Start Material for this exercise

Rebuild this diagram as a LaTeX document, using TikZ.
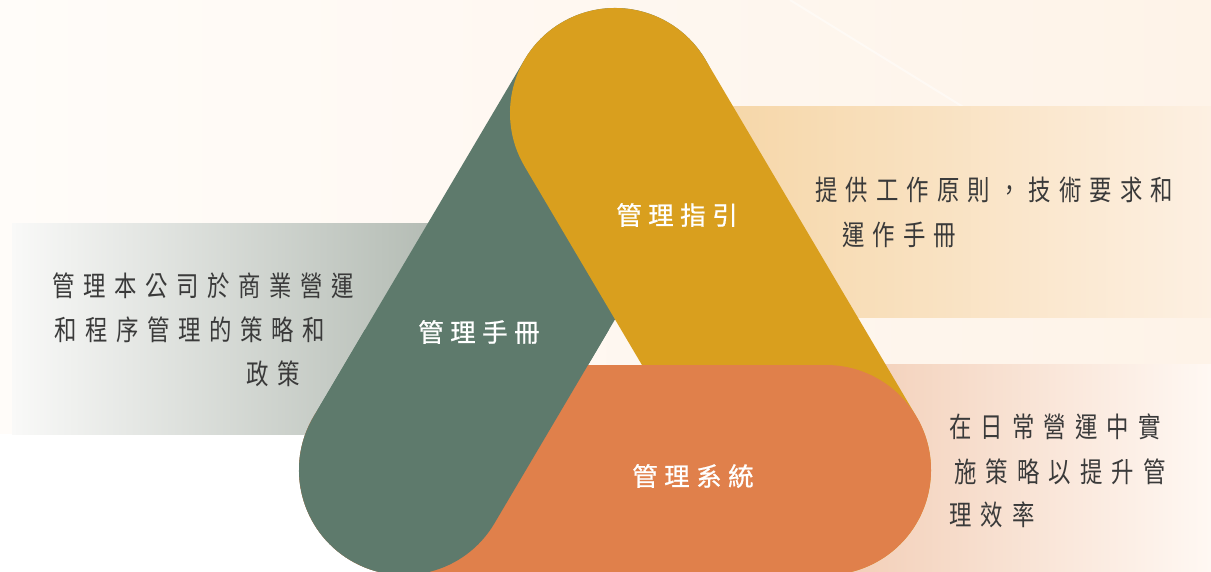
\documentclass[tikz,border=0pt]{standalone}
\usepackage{fontspec}
\newfontfamily\bodyfont{Noto Sans CJK TC}[FakeStretch=0.8]
\newfontfamily\labelfont{Noto Sans CJK TC}[FakeBold=0.8]
\definecolor{barGreen}{HTML}{5E7A6C}
\definecolor{barYellow}{HTML}{D99F1E}
\definecolor{barOrange}{HTML}{E0804B}
\definecolor{bgBase}{HTML}{FFFCF9}
\definecolor{bgPeach}{HTML}{FEF3E8}
\definecolor{bandGrayL}{HTML}{F9F9F8}
\definecolor{bandGrayR}{HTML}{B3BBB3}
\definecolor{bandTanL}{HTML}{F6D7A9}
\definecolor{bandTanR}{HTML}{FDF0E2}
\definecolor{bandRoseL}{HTML}{F2CDB5}
\definecolor{bandRoseR}{HTML}{FFF8F3}
\definecolor{bodyGray}{HTML}{3A3A3A}
\newdimen\spcpitch
\def\spcloop#1{\ifx\relax#1\else\hbox to\spcpitch{#1\hss}\expandafter\spcloop\fi}
\newcommand\spaced[2]{\spcpitch=#1\relax\spcloop#2\relax}
\tikzset{
  bar/.style={line width=210pt, line cap=round},
  bodytext/.style={anchor=west, inner sep=0pt, text=bodyGray,
    font=\bodyfont\fontsize{28}{32}\selectfont},
  bartext/.style={anchor=west, inner sep=0pt, text=white,
    font=\labelfont\fontsize{25.5}{30}\selectfont},
}
\begin{document}
\begin{tikzpicture}[x=1pt,y=-1pt]
\useasboundingbox (0,0) rectangle (1211,572);
% background
\shade[left color=bgBase, right color=bgPeach] (0,0) rectangle (1211,572);
\fill[white] (0,434) rectangle (440,572);
\draw[white, line width=2pt, opacity=0.45] (790,0) -- (1211,260);
% text bands
\shade[left color=bandGrayL, right color=bandGrayR] (12,224) rectangle (440,434);
\shade[left color=bandTanL, right color=bandTanR] (730,107) rectangle (1211,318);
\shade[left color=bandRoseL, right color=bandRoseR] (830,364) rectangle (1211,572);
% bars
\coordinate (A) at (615,113);
\coordinate (B) at (404,470);
\coordinate (C) at (826,470);
\draw[bar, barGreen] (A) -- (B);
\draw[bar, barYellow] (A) -- (C);
\draw[bar, barOrange] (B) -- (C);
\begin{scope}
  \clip (0,330) rectangle (1211,600);
  \draw[bar, barGreen] (A) -- (B);
\end{scope}
% bar labels
\node[bartext] (guide) at (616,215) {\spaced{32pt}{管理指引}};
\node[bartext] (manual) at (418,332) {\spaced{32pt}{管理手冊}};
\node[bartext] (system) at (632,476) {\spaced{32pt}{管理系統}};
% descriptions
\node[bodytext] (l1) at (52,286) {\spaced{31pt}{管理本公司於商業營運}};
\node[bodytext] (l2) at (54,330) {\spaced{31pt}{和程序管理的策略和}};
\node[bodytext] (l3) at (246,374) {\spaced{31pt}{政策}};
\node[bodytext] (r1) at (815,190) {\spaced{30.5pt}{提供工作原則，技術要求和}};
\node[bodytext] (r2) at (842,235) {\spaced{30.5pt}{運作手冊}};
\node[bodytext] (s1) at (949,427) {\spaced{31.5pt}{在日常營運中實}};
\node[bodytext] (s2) at (954,472) {\spaced{31.5pt}{施策略以提升管}};
\node[bodytext] (s3) at (949,515) {\spaced{31.5pt}{理效率}};
\end{tikzpicture}
\end{document}
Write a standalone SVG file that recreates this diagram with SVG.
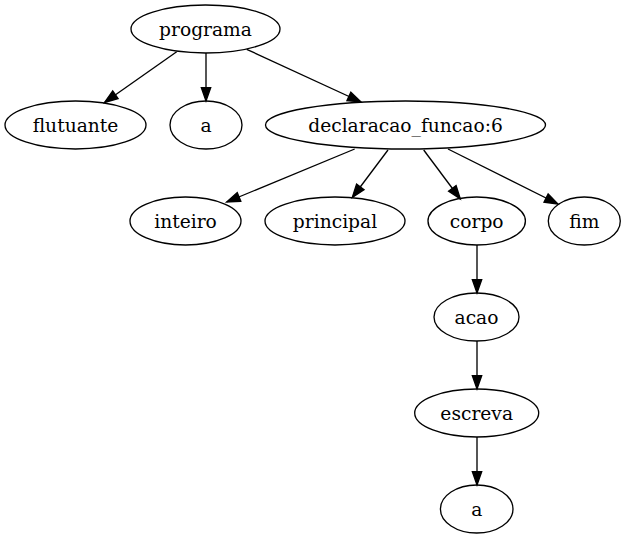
<svg xmlns="http://www.w3.org/2000/svg" width="626" height="539" viewBox="0 0 626 539">
  <style>
    .node ellipse { fill: none; stroke: #000; stroke-width: 1.33; }
    .node text { font-family: "DejaVu Serif", "Liberation Serif", serif; font-size: 18.67px; text-anchor: middle; fill: #000; }
    #edges line { stroke: #000; stroke-width: 1.33; marker-end: url(#arrow); }
  </style>
  <defs>
    <marker id="arrow" markerUnits="userSpaceOnUse" markerWidth="16" markerHeight="12" refX="13.33" refY="4.67" orient="auto" overflow="visible">
      <path d="M0,0 L13.33,4.67 L0,9.33 Z" fill="#000" stroke="#000" stroke-width="1.33"/>
    </marker>
  </defs>
  <rect width="626" height="539" fill="#fff"/>

  <g id="edges">
    <line x1="176.7" y1="51.7" x2="104.5" y2="102.5"/>
    <line x1="206" y1="53" x2="206" y2="101"/>
    <line x1="246.7" y1="49.3" x2="361" y2="102"/>
    <line x1="354.7" y1="149" x2="226.7" y2="202"/>
    <line x1="388" y1="150" x2="352.3" y2="197.5"/>
    <line x1="423.7" y1="150" x2="460.3" y2="199"/>
    <line x1="448" y1="149" x2="558" y2="204"/>
    <line x1="477" y1="245" x2="477" y2="293"/>
    <line x1="477" y1="341" x2="477" y2="389"/>
    <line x1="477" y1="437" x2="477" y2="485"/>
  </g>

  <g id="programa" class="node"><ellipse cx="205.5" cy="29" rx="74.5" ry="24"/><text x="205.5" y="35.5">programa</text></g>
  <g id="flutuante" class="node"><ellipse cx="75.5" cy="125" rx="70.5" ry="24"/><text x="75.5" y="131.5">flutuante</text></g>
  <g id="a1" class="node"><ellipse cx="206" cy="125" rx="36" ry="24"/><text x="206" y="131.5">a</text></g>
  <g id="declaracao_funcao" class="node"><ellipse cx="405.5" cy="125" rx="140" ry="24"/><text x="405.5" y="131.5">declaracao_funcao:6</text></g>
  <g id="inteiro" class="node"><ellipse cx="185.5" cy="221" rx="55.5" ry="24"/><text x="185.5" y="227.5">inteiro</text></g>
  <g id="principal" class="node"><ellipse cx="335" cy="221" rx="70" ry="24"/><text x="335" y="227.5">principal</text></g>
  <g id="corpo" class="node"><ellipse cx="476.7" cy="221" rx="48.7" ry="24"/><text x="476.7" y="227.5">corpo</text></g>
  <g id="fim" class="node"><ellipse cx="584.3" cy="221" rx="36" ry="24"/><text x="584.3" y="227.5">fim</text></g>
  <g id="acao" class="node"><ellipse cx="476.5" cy="317" rx="42.5" ry="24"/><text x="476.5" y="323.5">acao</text></g>
  <g id="escreva" class="node"><ellipse cx="476.7" cy="413" rx="62" ry="24"/><text x="476.7" y="419.5">escreva</text></g>
  <g id="a2" class="node"><ellipse cx="476.7" cy="509" rx="36.3" ry="24"/><text x="476.7" y="515.5">a</text></g>
</svg>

End Material for this exercise

Required task:
The records above must be printed exactly; the pictures stay out.

Exercise answer:
Rebuild this diagram as a LaTeX document, using TikZ.
\documentclass[tikz,border=0pt]{standalone}
\usepackage{fontspec}
\newfontfamily\bodyfont{Noto Sans CJK TC}[FakeStretch=0.8]
\newfontfamily\labelfont{Noto Sans CJK TC}[FakeBold=0.8]
\definecolor{barGreen}{HTML}{5E7A6C}
\definecolor{barYellow}{HTML}{D99F1E}
\definecolor{barOrange}{HTML}{E0804B}
\definecolor{bgBase}{HTML}{FFFCF9}
\definecolor{bgPeach}{HTML}{FEF3E8}
\definecolor{bandGrayL}{HTML}{F9F9F8}
\definecolor{bandGrayR}{HTML}{B3BBB3}
\definecolor{bandTanL}{HTML}{F6D7A9}
\definecolor{bandTanR}{HTML}{FDF0E2}
\definecolor{bandRoseL}{HTML}{F2CDB5}
\definecolor{bandRoseR}{HTML}{FFF8F3}
\definecolor{bodyGray}{HTML}{3A3A3A}
\newdimen\spcpitch
\def\spcloop#1{\ifx\relax#1\else\hbox to\spcpitch{#1\hss}\expandafter\spcloop\fi}
\newcommand\spaced[2]{\spcpitch=#1\relax\spcloop#2\relax}
\tikzset{
  bar/.style={line width=210pt, line cap=round},
  bodytext/.style={anchor=west, inner sep=0pt, text=bodyGray,
    font=\bodyfont\fontsize{28}{32}\selectfont},
  bartext/.style={anchor=west, inner sep=0pt, text=white,
    font=\labelfont\fontsize{25.5}{30}\selectfont},
}
\begin{document}
\begin{tikzpicture}[x=1pt,y=-1pt]
\useasboundingbox (0,0) rectangle (1211,572);
% background
\shade[left color=bgBase, right color=bgPeach] (0,0) rectangle (1211,572);
\fill[white] (0,434) rectangle (440,572);
\draw[white, line width=2pt, opacity=0.45] (790,0) -- (1211,260);
% text bands
\shade[left color=bandGrayL, right color=bandGrayR] (12,224) rectangle (440,434);
\shade[left color=bandTanL, right color=bandTanR] (730,107) rectangle (1211,318);
\shade[left color=bandRoseL, right color=bandRoseR] (830,364) rectangle (1211,572);
% bars
\coordinate (A) at (615,113);
\coordinate (B) at (404,470);
\coordinate (C) at (826,470);
\draw[bar, barGreen] (A) -- (B);
\draw[bar, barYellow] (A) -- (C);
\draw[bar, barOrange] (B) -- (C);
\begin{scope}
  \clip (0,330) rectangle (1211,600);
  \draw[bar, barGreen] (A) -- (B);
\end{scope}
% bar labels
\node[bartext] (guide) at (616,215) {\spaced{32pt}{管理指引}};
\node[bartext] (manual) at (418,332) {\spaced{32pt}{管理手冊}};
\node[bartext] (system) at (632,476) {\spaced{32pt}{管理系統}};
% descriptions
\node[bodytext] (l1) at (52,286) {\spaced{31pt}{管理本公司於商業營運}};
\node[bodytext] (l2) at (54,330) {\spaced{31pt}{和程序管理的策略和}};
\node[bodytext] (l3) at (246,374) {\spaced{31pt}{政策}};
\node[bodytext] (r1) at (815,190) {\spaced{30.5pt}{提供工作原則，技術要求和}};
\node[bodytext] (r2) at (842,235) {\spaced{30.5pt}{運作手冊}};
\node[bodytext] (s1) at (949,427) {\spaced{31.5pt}{在日常營運中實}};
\node[bodytext] (s2) at (954,472) {\spaced{31.5pt}{施策略以提升管}};
\node[bodytext] (s3) at (949,515) {\spaced{31.5pt}{理效率}};
\end{tikzpicture}
\end{document}
Write a standalone SVG file that recreates this diagram with SVG.
<svg xmlns="http://www.w3.org/2000/svg" width="626" height="539" viewBox="0 0 626 539">
  <style>
    .node ellipse { fill: none; stroke: #000; stroke-width: 1.33; }
    .node text { font-family: "DejaVu Serif", "Liberation Serif", serif; font-size: 18.67px; text-anchor: middle; fill: #000; }
    #edges line { stroke: #000; stroke-width: 1.33; marker-end: url(#arrow); }
  </style>
  <defs>
    <marker id="arrow" markerUnits="userSpaceOnUse" markerWidth="16" markerHeight="12" refX="13.33" refY="4.67" orient="auto" overflow="visible">
      <path d="M0,0 L13.33,4.67 L0,9.33 Z" fill="#000" stroke="#000" stroke-width="1.33"/>
    </marker>
  </defs>
  <rect width="626" height="539" fill="#fff"/>

  <g id="edges">
    <line x1="176.7" y1="51.7" x2="104.5" y2="102.5"/>
    <line x1="206" y1="53" x2="206" y2="101"/>
    <line x1="246.7" y1="49.3" x2="361" y2="102"/>
    <line x1="354.7" y1="149" x2="226.7" y2="202"/>
    <line x1="388" y1="150" x2="352.3" y2="197.5"/>
    <line x1="423.7" y1="150" x2="460.3" y2="199"/>
    <line x1="448" y1="149" x2="558" y2="204"/>
    <line x1="477" y1="245" x2="477" y2="293"/>
    <line x1="477" y1="341" x2="477" y2="389"/>
    <line x1="477" y1="437" x2="477" y2="485"/>
  </g>

  <g id="programa" class="node"><ellipse cx="205.5" cy="29" rx="74.5" ry="24"/><text x="205.5" y="35.5">programa</text></g>
  <g id="flutuante" class="node"><ellipse cx="75.5" cy="125" rx="70.5" ry="24"/><text x="75.5" y="131.5">flutuante</text></g>
  <g id="a1" class="node"><ellipse cx="206" cy="125" rx="36" ry="24"/><text x="206" y="131.5">a</text></g>
  <g id="declaracao_funcao" class="node"><ellipse cx="405.5" cy="125" rx="140" ry="24"/><text x="405.5" y="131.5">declaracao_funcao:6</text></g>
  <g id="inteiro" class="node"><ellipse cx="185.5" cy="221" rx="55.5" ry="24"/><text x="185.5" y="227.5">inteiro</text></g>
  <g id="principal" class="node"><ellipse cx="335" cy="221" rx="70" ry="24"/><text x="335" y="227.5">principal</text></g>
  <g id="corpo" class="node"><ellipse cx="476.7" cy="221" rx="48.7" ry="24"/><text x="476.7" y="227.5">corpo</text></g>
  <g id="fim" class="node"><ellipse cx="584.3" cy="221" rx="36" ry="24"/><text x="584.3" y="227.5">fim</text></g>
  <g id="acao" class="node"><ellipse cx="476.5" cy="317" rx="42.5" ry="24"/><text x="476.5" y="323.5">acao</text></g>
  <g id="escreva" class="node"><ellipse cx="476.7" cy="413" rx="62" ry="24"/><text x="476.7" y="419.5">escreva</text></g>
  <g id="a2" class="node"><ellipse cx="476.7" cy="509" rx="36.3" ry="24"/><text x="476.7" y="515.5">a</text></g>
</svg>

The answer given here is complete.